§ **WHAT IS REQUIRED**
Determine the number of lines where "image" occurs and reply with that number by itself.
== DATA FOR THIS TASK
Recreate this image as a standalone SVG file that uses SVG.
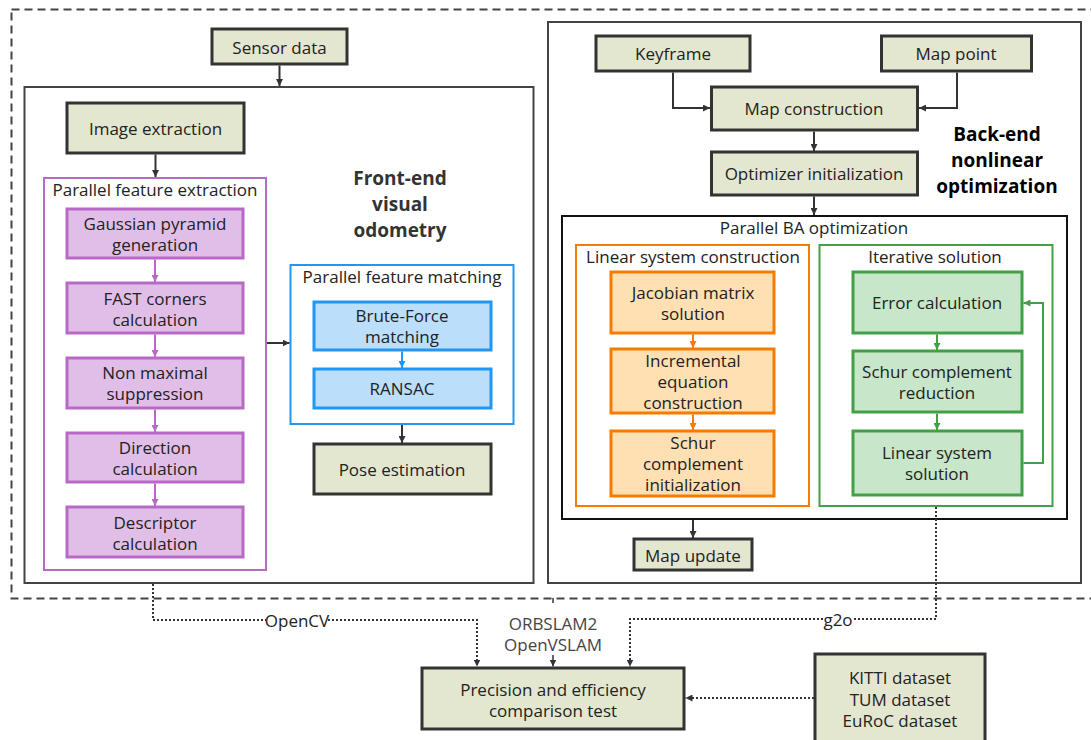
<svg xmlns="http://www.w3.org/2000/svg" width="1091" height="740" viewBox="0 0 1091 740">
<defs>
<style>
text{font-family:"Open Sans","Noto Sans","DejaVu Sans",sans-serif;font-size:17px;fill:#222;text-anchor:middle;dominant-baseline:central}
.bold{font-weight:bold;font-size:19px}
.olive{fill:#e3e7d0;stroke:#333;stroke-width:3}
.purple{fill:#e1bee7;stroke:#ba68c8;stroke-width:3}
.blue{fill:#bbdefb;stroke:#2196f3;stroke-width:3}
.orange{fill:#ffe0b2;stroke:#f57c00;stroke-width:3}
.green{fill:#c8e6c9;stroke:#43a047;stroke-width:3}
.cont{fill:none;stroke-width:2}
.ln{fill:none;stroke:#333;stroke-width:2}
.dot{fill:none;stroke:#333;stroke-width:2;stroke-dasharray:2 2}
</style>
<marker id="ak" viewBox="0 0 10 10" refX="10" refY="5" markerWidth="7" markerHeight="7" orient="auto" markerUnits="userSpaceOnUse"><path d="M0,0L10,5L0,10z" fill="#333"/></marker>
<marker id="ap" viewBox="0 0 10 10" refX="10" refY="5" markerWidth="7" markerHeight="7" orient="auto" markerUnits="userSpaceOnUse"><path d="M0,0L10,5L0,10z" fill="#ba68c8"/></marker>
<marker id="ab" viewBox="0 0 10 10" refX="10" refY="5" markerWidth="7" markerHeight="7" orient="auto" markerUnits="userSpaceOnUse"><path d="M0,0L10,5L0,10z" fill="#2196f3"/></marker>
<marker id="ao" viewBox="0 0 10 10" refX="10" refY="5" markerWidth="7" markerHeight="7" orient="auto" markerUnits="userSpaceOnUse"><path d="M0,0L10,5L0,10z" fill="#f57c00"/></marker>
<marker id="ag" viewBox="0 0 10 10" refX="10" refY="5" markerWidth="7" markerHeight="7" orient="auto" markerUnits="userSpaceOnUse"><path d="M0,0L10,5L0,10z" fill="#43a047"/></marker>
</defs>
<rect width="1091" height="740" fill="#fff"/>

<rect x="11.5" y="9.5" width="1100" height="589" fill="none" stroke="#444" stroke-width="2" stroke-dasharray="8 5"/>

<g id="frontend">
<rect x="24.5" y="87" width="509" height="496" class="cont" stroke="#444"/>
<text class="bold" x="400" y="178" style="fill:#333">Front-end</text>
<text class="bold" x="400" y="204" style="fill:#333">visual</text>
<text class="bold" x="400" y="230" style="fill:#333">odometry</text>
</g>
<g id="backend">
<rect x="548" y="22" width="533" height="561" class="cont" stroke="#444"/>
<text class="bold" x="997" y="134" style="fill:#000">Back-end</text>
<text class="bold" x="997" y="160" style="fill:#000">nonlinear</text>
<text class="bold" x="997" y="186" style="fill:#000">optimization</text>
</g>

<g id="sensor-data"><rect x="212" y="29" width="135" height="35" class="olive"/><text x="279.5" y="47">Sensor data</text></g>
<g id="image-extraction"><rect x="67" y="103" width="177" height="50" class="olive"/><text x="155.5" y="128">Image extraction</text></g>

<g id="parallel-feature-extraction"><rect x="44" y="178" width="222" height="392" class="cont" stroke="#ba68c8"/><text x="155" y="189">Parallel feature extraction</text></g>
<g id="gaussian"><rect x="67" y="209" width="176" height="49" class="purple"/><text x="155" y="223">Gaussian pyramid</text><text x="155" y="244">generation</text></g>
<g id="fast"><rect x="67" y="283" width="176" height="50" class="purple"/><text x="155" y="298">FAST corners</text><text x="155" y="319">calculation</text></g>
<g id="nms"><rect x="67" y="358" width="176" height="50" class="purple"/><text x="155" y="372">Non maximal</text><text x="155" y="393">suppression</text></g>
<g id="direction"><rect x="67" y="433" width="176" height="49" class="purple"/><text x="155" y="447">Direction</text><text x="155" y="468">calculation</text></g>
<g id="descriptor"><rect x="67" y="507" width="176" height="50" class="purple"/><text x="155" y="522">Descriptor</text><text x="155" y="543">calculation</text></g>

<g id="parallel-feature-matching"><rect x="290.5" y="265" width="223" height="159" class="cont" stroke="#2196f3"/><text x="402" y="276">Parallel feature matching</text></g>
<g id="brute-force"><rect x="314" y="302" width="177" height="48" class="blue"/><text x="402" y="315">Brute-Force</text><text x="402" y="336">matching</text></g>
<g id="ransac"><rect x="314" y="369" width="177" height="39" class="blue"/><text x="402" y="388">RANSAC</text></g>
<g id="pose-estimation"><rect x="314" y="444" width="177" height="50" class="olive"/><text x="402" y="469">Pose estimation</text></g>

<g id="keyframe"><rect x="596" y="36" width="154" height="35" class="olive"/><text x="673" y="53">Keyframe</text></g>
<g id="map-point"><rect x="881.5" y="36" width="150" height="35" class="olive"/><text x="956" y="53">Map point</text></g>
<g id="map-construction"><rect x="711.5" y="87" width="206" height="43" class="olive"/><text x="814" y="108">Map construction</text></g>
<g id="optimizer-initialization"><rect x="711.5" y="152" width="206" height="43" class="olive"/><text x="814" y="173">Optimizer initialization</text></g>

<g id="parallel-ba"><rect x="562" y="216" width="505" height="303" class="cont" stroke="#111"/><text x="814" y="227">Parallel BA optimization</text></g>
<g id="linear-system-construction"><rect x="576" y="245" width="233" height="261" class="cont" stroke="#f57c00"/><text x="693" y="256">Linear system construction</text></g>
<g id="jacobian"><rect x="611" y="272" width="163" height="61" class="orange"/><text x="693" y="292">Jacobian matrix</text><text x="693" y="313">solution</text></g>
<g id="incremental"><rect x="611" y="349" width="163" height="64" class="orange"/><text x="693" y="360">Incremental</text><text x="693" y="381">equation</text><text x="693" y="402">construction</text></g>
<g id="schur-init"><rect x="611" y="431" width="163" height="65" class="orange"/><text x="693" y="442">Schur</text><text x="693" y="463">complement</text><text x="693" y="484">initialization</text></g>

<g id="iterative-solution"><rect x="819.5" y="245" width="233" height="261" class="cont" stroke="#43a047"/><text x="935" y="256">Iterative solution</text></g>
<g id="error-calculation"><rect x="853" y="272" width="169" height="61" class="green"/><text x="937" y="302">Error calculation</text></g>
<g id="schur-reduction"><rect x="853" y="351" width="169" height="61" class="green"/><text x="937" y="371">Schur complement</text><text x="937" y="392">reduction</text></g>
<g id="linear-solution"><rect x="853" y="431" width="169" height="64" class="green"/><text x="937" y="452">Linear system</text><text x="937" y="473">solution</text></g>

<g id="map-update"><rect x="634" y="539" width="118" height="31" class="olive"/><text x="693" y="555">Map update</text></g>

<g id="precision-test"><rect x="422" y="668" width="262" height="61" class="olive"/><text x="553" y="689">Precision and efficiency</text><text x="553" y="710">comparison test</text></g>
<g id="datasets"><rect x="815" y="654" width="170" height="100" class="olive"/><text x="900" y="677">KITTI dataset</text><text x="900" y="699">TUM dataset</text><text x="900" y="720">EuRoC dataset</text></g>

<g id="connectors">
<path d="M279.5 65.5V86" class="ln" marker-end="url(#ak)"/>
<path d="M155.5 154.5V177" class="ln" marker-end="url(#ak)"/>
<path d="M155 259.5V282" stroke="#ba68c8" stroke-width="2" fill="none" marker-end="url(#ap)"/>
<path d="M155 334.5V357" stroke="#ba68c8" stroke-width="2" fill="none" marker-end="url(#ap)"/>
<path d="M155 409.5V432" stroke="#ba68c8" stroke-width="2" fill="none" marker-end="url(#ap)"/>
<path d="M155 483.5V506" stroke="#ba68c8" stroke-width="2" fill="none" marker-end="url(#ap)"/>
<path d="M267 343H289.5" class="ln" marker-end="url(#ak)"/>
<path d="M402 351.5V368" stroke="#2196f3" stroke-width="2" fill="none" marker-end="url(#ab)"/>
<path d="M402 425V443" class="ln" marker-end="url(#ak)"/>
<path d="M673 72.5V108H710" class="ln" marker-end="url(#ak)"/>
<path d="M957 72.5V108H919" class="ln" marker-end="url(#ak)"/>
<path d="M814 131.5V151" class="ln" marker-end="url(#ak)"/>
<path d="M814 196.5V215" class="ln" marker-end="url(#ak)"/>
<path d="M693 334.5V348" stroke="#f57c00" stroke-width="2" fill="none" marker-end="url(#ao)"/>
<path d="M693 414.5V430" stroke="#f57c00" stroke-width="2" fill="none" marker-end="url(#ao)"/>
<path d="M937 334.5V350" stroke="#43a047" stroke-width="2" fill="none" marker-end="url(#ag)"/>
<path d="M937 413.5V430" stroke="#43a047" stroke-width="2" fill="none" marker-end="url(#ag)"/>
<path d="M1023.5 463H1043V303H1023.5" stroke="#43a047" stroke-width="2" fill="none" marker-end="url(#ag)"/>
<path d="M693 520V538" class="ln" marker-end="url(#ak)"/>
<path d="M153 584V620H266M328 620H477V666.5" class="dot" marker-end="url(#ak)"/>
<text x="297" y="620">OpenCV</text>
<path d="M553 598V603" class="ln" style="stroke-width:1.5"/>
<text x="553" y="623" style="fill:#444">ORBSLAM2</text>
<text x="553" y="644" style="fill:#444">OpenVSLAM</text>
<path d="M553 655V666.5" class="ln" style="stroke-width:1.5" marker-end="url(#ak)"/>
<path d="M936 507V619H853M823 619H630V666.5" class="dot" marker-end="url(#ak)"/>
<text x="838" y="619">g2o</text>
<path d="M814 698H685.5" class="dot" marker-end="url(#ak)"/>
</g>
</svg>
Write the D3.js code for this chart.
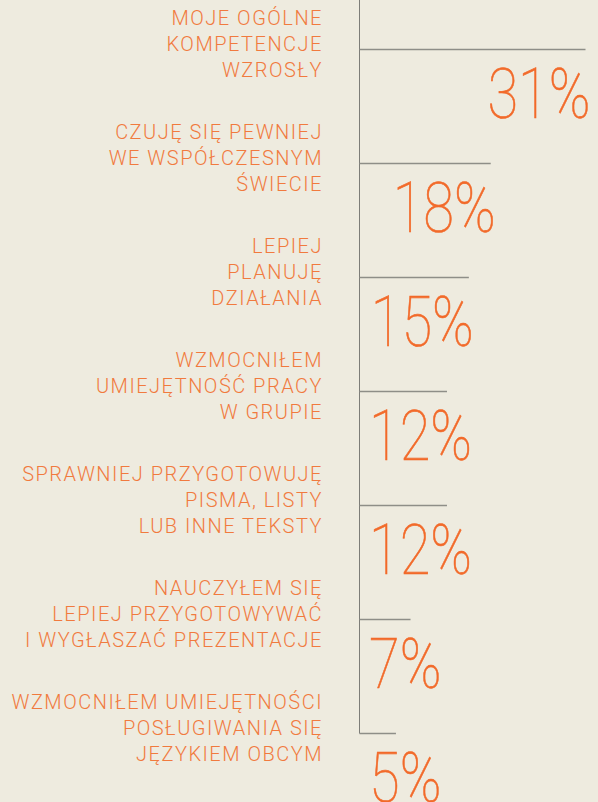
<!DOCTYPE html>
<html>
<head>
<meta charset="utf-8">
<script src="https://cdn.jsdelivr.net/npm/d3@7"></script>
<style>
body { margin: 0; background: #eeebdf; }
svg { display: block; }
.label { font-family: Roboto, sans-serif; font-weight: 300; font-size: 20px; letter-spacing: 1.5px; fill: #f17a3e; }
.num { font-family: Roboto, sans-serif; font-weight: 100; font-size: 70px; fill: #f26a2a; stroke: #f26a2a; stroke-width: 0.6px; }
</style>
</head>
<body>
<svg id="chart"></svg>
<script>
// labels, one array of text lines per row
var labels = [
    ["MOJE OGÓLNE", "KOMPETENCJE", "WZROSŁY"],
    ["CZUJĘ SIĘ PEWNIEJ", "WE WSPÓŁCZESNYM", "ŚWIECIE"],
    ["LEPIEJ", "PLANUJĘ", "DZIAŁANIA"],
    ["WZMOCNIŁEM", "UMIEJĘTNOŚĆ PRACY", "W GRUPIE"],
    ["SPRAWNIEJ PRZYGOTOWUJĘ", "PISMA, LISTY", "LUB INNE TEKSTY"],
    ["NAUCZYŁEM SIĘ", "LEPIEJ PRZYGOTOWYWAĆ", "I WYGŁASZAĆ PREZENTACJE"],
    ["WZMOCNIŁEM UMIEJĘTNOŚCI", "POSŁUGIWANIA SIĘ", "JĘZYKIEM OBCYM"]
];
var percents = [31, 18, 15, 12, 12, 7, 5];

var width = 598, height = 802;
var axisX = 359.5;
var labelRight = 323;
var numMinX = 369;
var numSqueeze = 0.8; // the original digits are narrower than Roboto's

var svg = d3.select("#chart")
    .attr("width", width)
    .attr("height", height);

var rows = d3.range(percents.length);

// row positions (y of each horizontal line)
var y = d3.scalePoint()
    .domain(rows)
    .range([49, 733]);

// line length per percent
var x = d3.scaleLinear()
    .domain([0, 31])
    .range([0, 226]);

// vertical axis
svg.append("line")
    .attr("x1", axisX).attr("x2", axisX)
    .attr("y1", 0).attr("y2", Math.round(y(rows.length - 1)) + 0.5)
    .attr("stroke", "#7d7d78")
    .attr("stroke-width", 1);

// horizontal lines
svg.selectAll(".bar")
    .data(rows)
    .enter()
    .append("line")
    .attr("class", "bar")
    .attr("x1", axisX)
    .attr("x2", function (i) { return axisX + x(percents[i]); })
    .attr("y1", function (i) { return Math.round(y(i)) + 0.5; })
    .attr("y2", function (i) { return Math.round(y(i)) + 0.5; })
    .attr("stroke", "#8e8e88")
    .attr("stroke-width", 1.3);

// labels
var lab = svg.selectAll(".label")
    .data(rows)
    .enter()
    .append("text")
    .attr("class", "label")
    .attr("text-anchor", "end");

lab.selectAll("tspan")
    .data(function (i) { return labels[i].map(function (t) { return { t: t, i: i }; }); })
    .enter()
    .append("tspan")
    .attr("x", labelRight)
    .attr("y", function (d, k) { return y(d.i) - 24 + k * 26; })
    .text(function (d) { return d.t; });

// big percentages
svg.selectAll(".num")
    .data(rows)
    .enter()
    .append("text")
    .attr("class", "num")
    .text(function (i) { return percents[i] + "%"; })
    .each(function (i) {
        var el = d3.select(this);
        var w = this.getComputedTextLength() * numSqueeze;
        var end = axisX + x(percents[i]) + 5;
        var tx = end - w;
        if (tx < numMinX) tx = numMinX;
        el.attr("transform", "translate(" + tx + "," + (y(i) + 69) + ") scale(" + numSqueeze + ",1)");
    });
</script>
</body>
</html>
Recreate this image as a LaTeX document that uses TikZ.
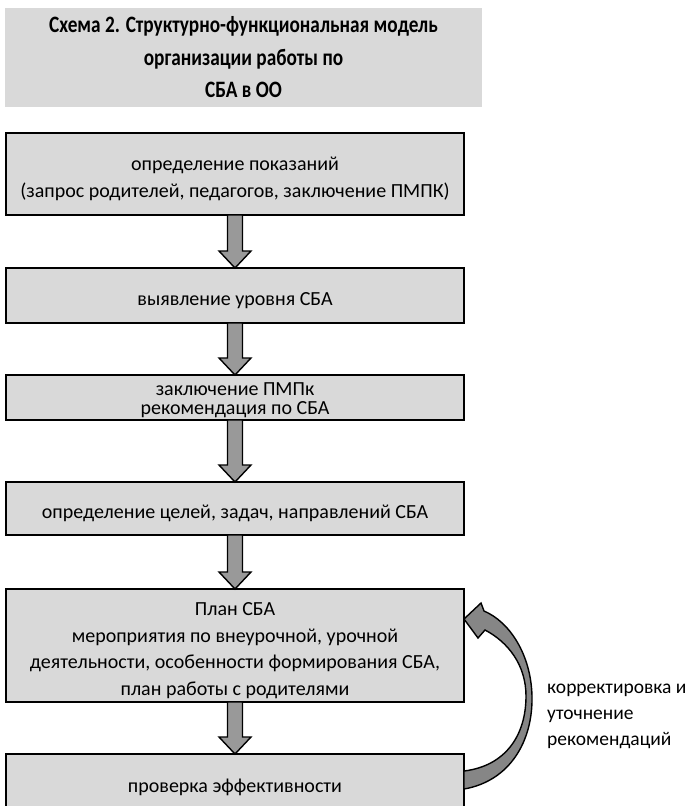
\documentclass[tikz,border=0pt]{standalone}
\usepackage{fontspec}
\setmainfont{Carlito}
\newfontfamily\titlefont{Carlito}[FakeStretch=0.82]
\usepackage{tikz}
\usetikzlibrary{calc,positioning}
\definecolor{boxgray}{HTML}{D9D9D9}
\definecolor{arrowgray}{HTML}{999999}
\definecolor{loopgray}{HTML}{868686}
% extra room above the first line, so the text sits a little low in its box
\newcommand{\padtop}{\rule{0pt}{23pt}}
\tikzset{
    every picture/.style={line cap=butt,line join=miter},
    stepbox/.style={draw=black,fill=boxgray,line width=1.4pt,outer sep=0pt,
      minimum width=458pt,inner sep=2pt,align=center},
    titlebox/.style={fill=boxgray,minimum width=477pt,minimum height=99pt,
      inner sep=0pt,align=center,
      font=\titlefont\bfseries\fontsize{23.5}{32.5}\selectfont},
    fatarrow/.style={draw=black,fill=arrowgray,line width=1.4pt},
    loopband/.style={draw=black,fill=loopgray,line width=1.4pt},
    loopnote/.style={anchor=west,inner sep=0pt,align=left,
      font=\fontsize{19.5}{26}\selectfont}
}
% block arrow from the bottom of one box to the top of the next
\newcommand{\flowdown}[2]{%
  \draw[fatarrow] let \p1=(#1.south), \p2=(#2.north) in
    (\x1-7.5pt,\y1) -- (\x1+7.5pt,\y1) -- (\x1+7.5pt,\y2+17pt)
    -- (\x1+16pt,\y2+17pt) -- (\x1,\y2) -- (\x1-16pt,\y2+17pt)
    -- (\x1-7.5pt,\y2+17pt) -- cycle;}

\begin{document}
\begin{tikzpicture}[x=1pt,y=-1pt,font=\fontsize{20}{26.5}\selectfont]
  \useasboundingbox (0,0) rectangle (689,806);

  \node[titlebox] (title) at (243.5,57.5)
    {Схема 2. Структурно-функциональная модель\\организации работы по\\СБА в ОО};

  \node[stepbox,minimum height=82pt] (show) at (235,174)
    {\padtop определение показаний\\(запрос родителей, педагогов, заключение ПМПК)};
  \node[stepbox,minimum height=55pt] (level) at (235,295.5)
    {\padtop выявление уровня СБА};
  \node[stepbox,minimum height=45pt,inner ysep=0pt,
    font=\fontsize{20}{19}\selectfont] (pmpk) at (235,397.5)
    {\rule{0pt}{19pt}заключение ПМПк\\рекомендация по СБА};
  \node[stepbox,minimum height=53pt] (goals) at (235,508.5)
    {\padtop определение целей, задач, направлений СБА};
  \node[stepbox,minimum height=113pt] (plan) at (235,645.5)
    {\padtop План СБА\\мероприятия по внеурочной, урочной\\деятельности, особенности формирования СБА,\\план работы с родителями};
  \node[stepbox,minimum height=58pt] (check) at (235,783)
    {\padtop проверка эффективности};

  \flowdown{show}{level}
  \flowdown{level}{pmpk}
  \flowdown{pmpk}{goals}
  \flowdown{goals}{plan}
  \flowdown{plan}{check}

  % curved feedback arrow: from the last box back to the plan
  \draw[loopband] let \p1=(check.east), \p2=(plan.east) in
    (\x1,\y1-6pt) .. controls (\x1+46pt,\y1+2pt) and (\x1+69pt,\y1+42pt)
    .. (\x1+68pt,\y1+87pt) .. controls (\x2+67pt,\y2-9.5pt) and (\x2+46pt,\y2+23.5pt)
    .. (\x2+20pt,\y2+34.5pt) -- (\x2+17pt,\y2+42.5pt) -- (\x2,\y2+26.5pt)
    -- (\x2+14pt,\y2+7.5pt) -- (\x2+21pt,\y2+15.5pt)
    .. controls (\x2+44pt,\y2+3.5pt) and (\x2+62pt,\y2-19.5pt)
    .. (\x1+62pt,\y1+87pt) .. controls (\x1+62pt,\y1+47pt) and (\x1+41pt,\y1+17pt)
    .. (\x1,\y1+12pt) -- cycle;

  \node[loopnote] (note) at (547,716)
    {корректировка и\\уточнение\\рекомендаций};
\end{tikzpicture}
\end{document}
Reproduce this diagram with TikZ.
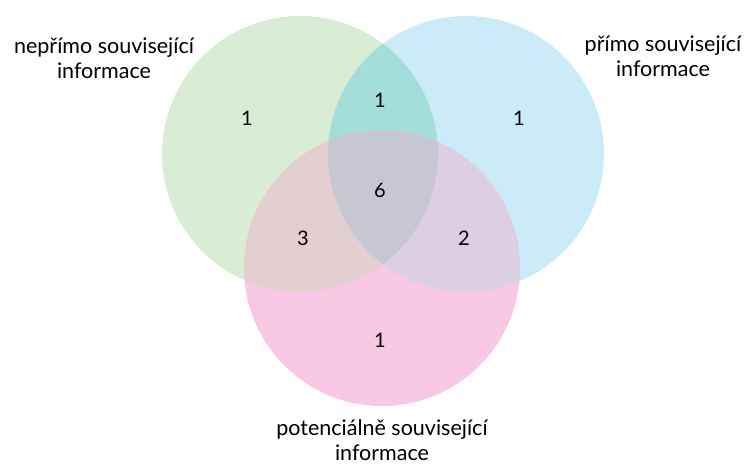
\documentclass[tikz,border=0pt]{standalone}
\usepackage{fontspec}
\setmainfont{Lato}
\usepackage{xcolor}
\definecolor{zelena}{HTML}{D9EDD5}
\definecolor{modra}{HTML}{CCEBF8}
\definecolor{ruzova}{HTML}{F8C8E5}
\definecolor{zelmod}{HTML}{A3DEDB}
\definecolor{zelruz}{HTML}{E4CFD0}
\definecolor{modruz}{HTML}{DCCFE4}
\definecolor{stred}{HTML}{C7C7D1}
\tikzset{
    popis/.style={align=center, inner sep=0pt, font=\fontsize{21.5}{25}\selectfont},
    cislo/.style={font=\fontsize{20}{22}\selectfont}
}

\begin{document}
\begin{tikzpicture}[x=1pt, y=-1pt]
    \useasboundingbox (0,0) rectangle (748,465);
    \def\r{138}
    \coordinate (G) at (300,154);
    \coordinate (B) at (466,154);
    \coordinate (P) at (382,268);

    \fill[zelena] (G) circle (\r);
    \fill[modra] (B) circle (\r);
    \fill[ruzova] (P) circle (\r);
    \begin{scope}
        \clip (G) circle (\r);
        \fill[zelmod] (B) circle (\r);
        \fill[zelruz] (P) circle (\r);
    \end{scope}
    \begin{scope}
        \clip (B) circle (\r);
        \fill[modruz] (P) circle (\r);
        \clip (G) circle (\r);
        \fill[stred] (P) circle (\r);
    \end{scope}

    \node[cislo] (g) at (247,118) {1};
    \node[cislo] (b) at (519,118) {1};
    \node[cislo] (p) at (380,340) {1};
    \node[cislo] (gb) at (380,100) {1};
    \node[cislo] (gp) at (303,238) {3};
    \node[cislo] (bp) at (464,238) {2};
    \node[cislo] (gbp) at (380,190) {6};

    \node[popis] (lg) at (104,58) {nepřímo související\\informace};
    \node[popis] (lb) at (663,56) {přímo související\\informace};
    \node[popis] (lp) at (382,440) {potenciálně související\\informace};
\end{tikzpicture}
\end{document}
====
§ **THE RESPONSE**
3